Mistake 3: Treating this as a cleanup project, not a system design
The temptation is to organise what you have, build the context layer, and call it done. But if the system for filing new information is still broken, you'll be cleaning up again in six months. The more durable investment is designing the system for what comes next. Build the new house first, move the good stuff in, leave the rest. Gartner predicts that by 2028, 33% of enterprise software will include agentic AI capable of handling complex tasks and making decisions, up from less than 1% today. The organisations that design their knowledge systems now will be ready for that shift. The ones that don't will be retrofitting.

Get this right and AI starts to drive value beyond the individual.
Imagine every project with its own AI workspace. Every team with a context document that both humans and the AI read, and when that document changes, the AI's understanding changes with it. A shared agreement between your team and your AI collaborator on how you work together.
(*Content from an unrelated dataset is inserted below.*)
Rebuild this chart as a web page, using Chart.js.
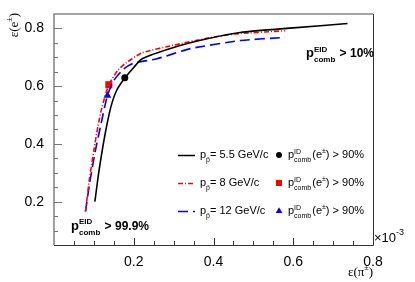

This is also where AI in organisations is heading. The next step beyond answering questions is completing work: agents planning, retrieving, acting, and handing off across a team. But agents without good context are unpredictable. The organisations investing in context architecture now, are building the foundation that those agents need to be useful rather than chaotic.
There's one more reason to do this work now rather than later.

The harness. The system that connects your AI to your knowledge, routes tasks, and manages how context is passed between agents and tools, is built once and reused as models improve. When a more capable model is released, it slots into the same infrastructure and immediately performs better against the same context layer you've already built. We've seen this directly in our projects: harnesses that produced mediocre results on earlier models started delivering genuinely useful output once a more capable model was dropped in. The investment compounds. Which also means the inverse is true: if your data and context are poor, better models don't save you. They just produce wrong answers faster.
The organisations that figure this out in the next three months will have built something genuinely hard to replicate: an enterprise whose intelligence compounds as the team works, instead of resetting every time someone opens a new chat window.